Partout en France, des enfants écoutent la voix de Servane Barrière, institutrice dans le Puy-de-Dôme, sans qu'elle ne le sache. Des comptines enregistrées en 2002 ont été publiées sans son accord sur la plateforme Youtube, et cumulent des centaines de millions de vues.
Les chiffres sont astronomiques, l'histoire a de quoi dérouter. Servane Barrière est enseignante à Volvic, en école maternelle. Le 10 janvier 2018, galette des rois oblige, elle veut faire écouter à ses jeunes marmots de petite section une célèbre comptine. Elle tape le titre dans le moteur de recherche Google, lance la première vidéo, et là …
"Je me rends immédiatement compte que la femme qui chante dans cette vidéo … c'est moi". Abasourdie, elle rentre chez elle le soir et réécoute la chanson au calme, sans le bruit de ses élèves. "C'était ma voix, j'en étais sûre à 200%. Mais je n'arrivais pas à y croire." Elle explore alors les vidéos similaires … 74 d'entre elles comportent sa voix, sur deux chaînes différentes. Certaines sont en ligne depuis une dizaine d'années, sans que Servane n'ait jamais été au courant. "Ainsi font, font, font" a été visionné plus de 10 millions de fois, "La Mère Michèle", plus de 30 millions de fois, et "Au clair de la lune" … 50 millions de fois.
Des enregistrements qui ne devaient pas être diffusés
Toutes ces chansons, Servane les a enregistrées en 2002. Son ex-époux, Laurent Havette, produit à l'époque des musiques instrumentales, quand un client, KFrance, lui demande de reprendre des comptines et chansons pour enfants célèbres, afin d'en faire des CDs de karaoké. Il les produit et les fournit à KFrance. Mais le client lui demande alors s'il est possible à titre d'exemple de rajouter une voix, pour imaginer le rendu final. Servane, qui n'a jamais chanté, se charge d'interpréter une trentaine de ces chansons, pour rendre service. "Elle n'a signé aucun contrat ni cession de droits, puisque ses interprétations n'avaient pas vocation à être diffusées, ce n'étaient que des maquettes", confirme Laurent Havette.Quelques années plus tard, la société KFrance est placée en liquidation judiciaire. Mais les enregistrements de la "chanteuse malgré elle" ne disparaissent pas pour autant. Ils réapparaissent, publiés par deux chaînes Youtube : Comptines et chansons et Chante comptines. De simples illustrations sont ajoutées pour accompagner la voix de l'institutrice. Ces vidéos vont alors connaître un succès monstre : 270 millions de vues en 10 ans. Et sur Youtube, les vues, c'est de l'argent. Pas loin de 100 000 € dans ce cas.
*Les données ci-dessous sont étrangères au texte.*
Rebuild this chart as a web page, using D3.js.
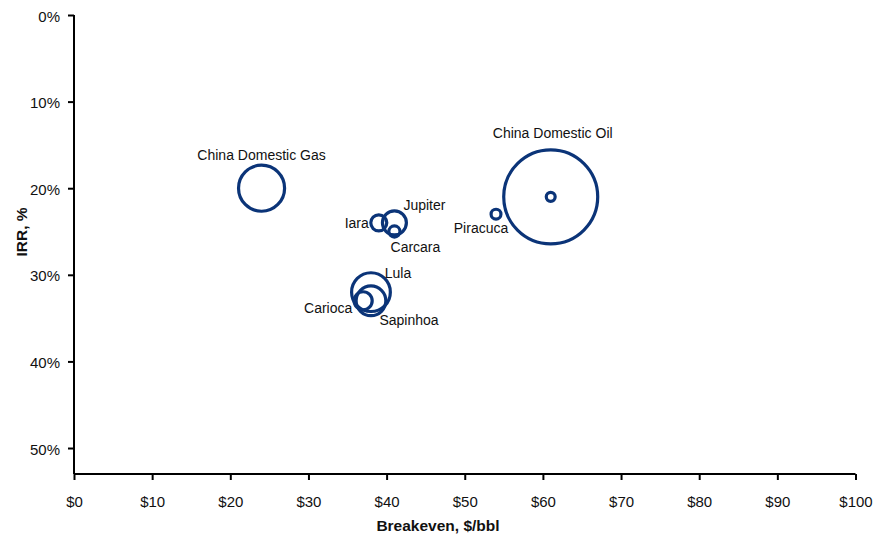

Le silence des chaînes Youtube
La Clermontoise contacte un avocat, qui charge un huissier de procèder à un constat. Une assurance indispensable, au cas où les vidéos disparraissent. "Après tout ce qu'il a dû écouter, l'huissier est en overdose de comptines, il ne faut plus lui parler du Pont d'Avignon ou de J'aime la galette", s'amuse Franck Boyer, qui défend Servane Barrière.Début juillet, l'avocat a adressé une mise en demeure aux deux chaînes incriminées. Moins de 48 heures après, la chaîne Chante comptines – la plus confidentielle des deux – disparaît temporairement de la plateforme de vidéos en ligne, avant de réapparaître quelques jours plus tard. Mais deux semaines après, toujours aucune réponse. Maître Boyer compte désormais assigner les chaînes devant le tribunal de grande instance de Lyon, dans le courant de l'été.
"Je ne fais pas ça pour devenir une star ou gagner de l'argent, mais simplement parce que ça ne se fait pas, c'est ma voix, c'est mon travail, j'estime que le minimum aurait été de me demander mon accord", s'insurge l'institutrice. Elle ne voit pas d'inconvénient à laisser ces vidéos en ligne, mais dans le cadre d'un accord avec les gérants des chaînes Youtube.
Contacté plusieurs fois par France 3, le gérant de la chaîne la plus importante - Comptines et chansons, qui dépasse le milliard de vues - n'a pas répondu à nos sollicitations.